Intanto, in Italia si è alle prese non solo con l’inflazione e l’aumento del costo della vita, ma anche con la gestione, il risparmio e stoccaggio del gas, visto che la Russia sta già tagliando le sue forniture.

Il ministro per l’Innovazione, Roberto Cingolani, è netto: non c’è altra strada che “tagliare, al minimo, ma farlo”, i consumi di case, uffici e fabbriche. Il piano d’intervento del ministro si basa sul presupposto che poche misure possono aiutare a superare l’emergenza invernale, periodo in cui la domanda schizza trainata dai consumi delle centrali termiche che alimentano i riscaldamenti.

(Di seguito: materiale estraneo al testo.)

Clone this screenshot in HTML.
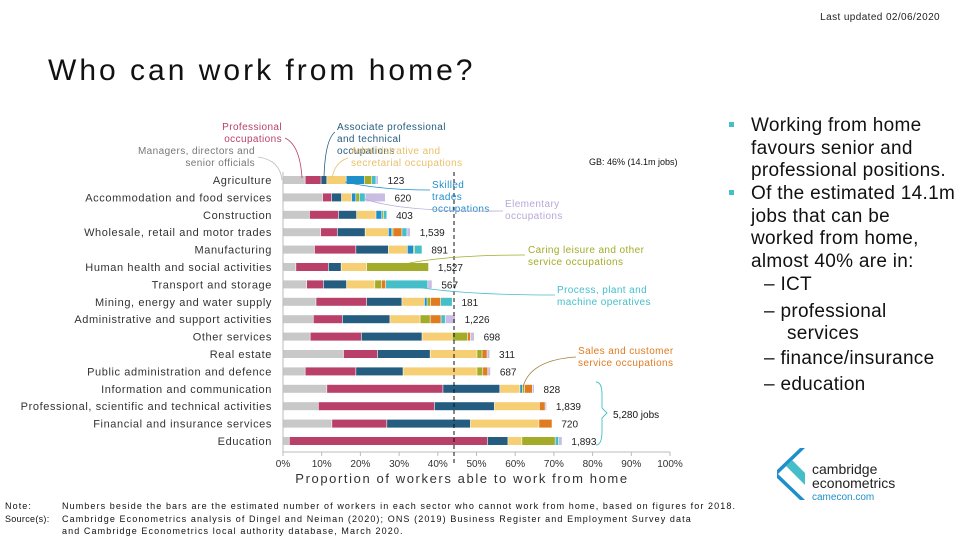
<!DOCTYPE html>
<html><head><meta charset="utf-8"><style>
body{margin:0;background:#fff;}
svg{display:block;font-family:"Liberation Sans",sans-serif;}
</style></head><body>
<svg id="chart" width="960" height="540" viewBox="0 0 960 540">
<text x="940" y="20" font-size="10" text-anchor="end" fill="#222" letter-spacing="0.4">Last updated 02/06/2020</text>
<text x="48" y="80" font-size="30" fill="#111" letter-spacing="3">Who can work from home?</text>
<g id="bars"></g>
<g id="axis"></g>
<text x="462" y="483" font-size="13" text-anchor="middle" fill="#333" letter-spacing="1.6">Proportion of workers able to work from home</text>
<line x1="454" y1="172" x2="454" y2="463" stroke="#111" stroke-dasharray="4,3"/>
<text x="589" y="165" font-size="9" fill="#111">GB: 46% (14.1m jobs)</text>
<g font-size="10" letter-spacing="0.4">
<text x="282" y="130" text-anchor="end" fill="#b94068"><tspan x="282">Professional</tspan><tspan x="282" dy="12">occupations</tspan></text>
<path d="M285 138 Q300 145 302 178" fill="none" stroke="#b94068" stroke-width="0.8"/>
<text x="255" y="154" text-anchor="end" fill="#777"><tspan x="255">Managers, directors and</tspan><tspan x="255" dy="12">senior officials</tspan></text>
<path d="M258 157 Q280 160 282 180" fill="none" stroke="#bbb" stroke-width="0.8"/>
<text x="337" y="130" fill="#255d80"><tspan x="337">Associate professional</tspan><tspan x="337" dy="12">and technical</tspan><tspan x="337" dy="12">occupations</tspan></text>
<path d="M335 132 Q325 140 324 178" fill="none" stroke="#255d80" stroke-width="0.8"/>
<text x="351" y="154" fill="#e9c06a"><tspan x="351">Administrative and</tspan><tspan x="351" dy="12">secretarial occupations</tspan></text>
<path d="M348 158 Q335 162 332 178" fill="none" stroke="#e9c06a" stroke-width="0.8"/>
<text x="432" y="188" fill="#1f8fc9"><tspan x="432">Skilled</tspan><tspan x="432" dy="12">trades</tspan><tspan x="432" dy="12">occupations</tspan></text>
<path d="M345 182 Q380 190 430 190" fill="none" stroke="#1f8fc9" stroke-width="0.8"/>
<text x="505" y="207" fill="#b8a9d6"><tspan x="505">Elementary</tspan><tspan x="505" dy="12">occupations</tspan></text>
<path d="M365 199 Q400 212 503 211" fill="none" stroke="#b8a9d6" stroke-width="0.8"/>
<text x="528" y="253" fill="#a2ac28"><tspan x="528">Caring leisure and other</tspan><tspan x="528" dy="12">service occupations</tspan></text>
<path d="M390 268 Q430 255 525 255" fill="none" stroke="#a2ac28" stroke-width="0.8"/>
<text x="557" y="293" fill="#44bfc9"><tspan x="557">Process, plant and</tspan><tspan x="557" dy="12">machine operatives</tspan></text>
<path d="M400 284 Q450 295 555 295" fill="none" stroke="#44bfc9" stroke-width="0.8"/>
<text x="578" y="354" fill="#e07b20"><tspan x="578">Sales and customer</tspan><tspan x="578" dy="12">service occupations</tspan></text>
<path d="M576 357 Q530 360 523 387" fill="none" stroke="#a08040" stroke-width="0.8"/>
</g>
<path d="M596 382 Q602 382 602 395 L602 408 L607 413 L602 418 L602 431 Q602 445 596 445" fill="none" stroke="#44bfc9" stroke-width="0.9"/>
<text x="613" y="418" font-size="10" fill="#111">5,280 jobs</text>
<g font-size="19" fill="#111" letter-spacing="0.3">
<rect x="729" y="122" width="5" height="5" fill="#44bfc9"/>
<text x="751" y="131">Working from home</text>
<text x="751" y="154">favours senior and</text>
<text x="751" y="176">professional positions.</text>
<rect x="729" y="190" width="5" height="5" fill="#44bfc9"/>
<text x="751" y="199">Of the estimated 14.1m</text>
<text x="751" y="222">jobs that can be</text>
<text x="751" y="244">worked from home,</text>
<text x="751" y="267">almost 40% are in:</text>
<text x="764" y="290">–  ICT</text>
<text x="764" y="317">–  professional</text>
<text x="787" y="339">services</text>
<text x="764" y="364">–  finance/insurance</text>
<text x="764" y="390">–  education</text>
</g>
<g>
<path d="M805 448 L778 474 L805 500 L800 500 L777 478 L777 470 L800 448 Z" fill="#1f8fc9"/>
<path d="M792 460 L786 466 L805 485 L805 473 Z" fill="#44bfc9"/>
<text x="812" y="474" font-size="14" fill="#222">cambridge</text>
<text x="812" y="488" font-size="14" fill="#222">econometrics</text>
<text x="812" y="500" font-size="10" fill="#1f8fc9">camecon.com</text>
</g>
<g font-size="9" fill="#111" letter-spacing="1.1">
<text x="5" y="509">Note:</text>
<text x="62" y="509">Numbers beside the bars are the estimated number of workers in each sector who cannot work from home, based on figures for 2018.</text>
<text x="5" y="522" letter-spacing="0.3">Source(s):</text>
<text x="62" y="522">Cambridge Econometrics analysis of Dingel and Neiman (2020); ONS (2019) Business Register and Employment Survey data</text>
<text x="62" y="534">and Cambridge Econometrics local authority database, March 2020.</text>
</g>
</svg>
<script>
const sectors=["Agriculture","Accommodation and food services","Construction","Wholesale, retail and motor trades","Manufacturing","Human health and social activities","Transport and storage","Mining, energy and water supply","Administrative and support activities","Other services","Real estate","Public administration and defence","Information and communication","Professional, scientific and technical activities","Financial and insurance services","Education"];
const cannotWork=["123","620","403","1,539","891","1,527","567","181","1,226","698","311","687","828","1,839","720","1,893"];
const managers=[5.8,10.3,6.9,9.8,8.2,3.4,6.2,8.6,7.9,7.1,15.7,5.8,11.4,9.2,12.7,1.7];
const professional=[4.1,2.3,7.5,4.3,10.7,8.4,4.3,13.1,7.5,13.2,8.8,13.1,30,30,14.2,51.2];
const associate=[1.5,2.6,4.7,7.2,8.4,3.3,6,9.1,12.3,15.7,13.6,12.2,14.7,15.5,21.6,5.3];
const admin=[5,2.6,5,6,4.9,6.6,7.3,5.8,7.8,7.8,12.1,19.1,5.2,11.6,17.7,3.6];
const skilled=[4.7,1.1,1.5,0.9,1.6,0,0,0.7,0,0,0,0,0.6,0,0,0];
const caring=[1.9,0.9,0.4,0.3,0.3,16,1.7,0.9,2.6,4,1.3,1.5,0.6,0,0,8.6];
const sales=[0,0,0,2.3,0,0,1.1,2.6,2.8,0.7,1.3,1.3,2,1.5,3.4,0];
const process=[1.1,1.5,0.9,1.3,1.9,0,10.9,3,1.1,0,0,0,0,0,0,0.9];
const elementary=[0.6,5.2,0,0.9,0,0,1.1,0,2.6,1,0.7,0.7,0.5,0.4,0,0.9];
const ticks=["0%","10%","20%","30%","40%","50%","60%","70%","80%","90%","100%"];
const series=[managers,professional,associate,admin,skilled,caring,sales,process,elementary];
const colors=["#c8c8c8","#b94068","#255d80","#f6cf75","#1f8fc9","#a2ac28","#e07b20","#44bfc9","#c9bde3"];
const NS="http://www.w3.org/2000/svg";
const x0=283,pw=387;
const xs=v=>x0+v/100*pw;
const ys=i=>180+i*17.4;
const bars=document.getElementById('bars');
const axis=document.getElementById('axis');
function mk(tag,attrs,parent){const e=document.createElementNS(NS,tag);for(const k in attrs)e.setAttribute(k,attrs[k]);parent.appendChild(e);return e;}
sectors.forEach((s,i)=>{
  const t=mk('text',{x:272,y:ys(i)+4,'font-size':11,'text-anchor':'end',fill:'#333','letter-spacing':0.6},bars);
  t.textContent=s;
  
  
  let cum=0;
  series.forEach((arr,k)=>{
    const v=arr[i];if(v<=0)return;
    const r=mk('rect',{x:xs(cum),y:ys(i)-4,width:Math.max(0,xs(cum+v)-xs(cum)-0.6),height:8,fill:colors[k]},bars);
    
    
    cum+=v;
  });
  const l=mk('text',{x:xs(cum)+9,y:ys(i)+4,'font-size':10,fill:'#222'},bars);
  l.textContent=cannotWork[i];
  
  
});
mk('line',{x1:x0,y1:172,x2:x0,y2:452,stroke:'#bbb'},axis);
mk('line',{x1:x0,y1:452,x2:x0+pw,y2:452,stroke:'#bbb'},axis);
ticks.forEach((tk,j)=>{
  const v=j*10;
  mk('line',{x1:xs(v),y1:452,x2:xs(v),y2:456,stroke:'#bbb'},axis);
  const t=mk('text',{x:xs(v),y:467,'font-size':10,'text-anchor':'middle',fill:'#333'},axis);
  t.textContent=tk;
  
  
});
</script>
</body></html>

Per risparmiare 2,5 miliardi di metri cubi l’anno, Cingolani fa riferimento a un’analisi realizzata dall’Enea che, se dipendesse da lui, convoglierebbe in un provvedimento. L’attuale situazione politica, con un governo dimissionario, gli impedisce di mettere nero su bianco che solo “abbassando le temperature dei termostati di 1 grado, da 20 a 19 gradi, e riducendo di un’ora al giorno il loro utilizzo” sarebbe possibile uscire dalla dipendenza verso Mosca nel tempo in cui è giusto farlo, cioè “in due anni, a metà del 2024”, come spiega il Corriere della Sera. Al momento non c’è l’urgenza di applicare questa tagliola, ma il prossimo governo, appena insediato, “dovrebbe farlo”. 

Le forniture russe continuano ad affluire, seppure ridotte di un terzo, al punto di ingresso di Tarvisio. Tra l’altro, il gas via tubo Mosca può venderlo solo all’Europa in queste quantità. Un potere negoziale lo avremmo, e invece, fa notare Cingolani, “ogni volta che si annuncia un taglio il costo per l’acquirente s’impenna consentendo a Mosca di guadagnare la stessa cifra vendendocene meno”.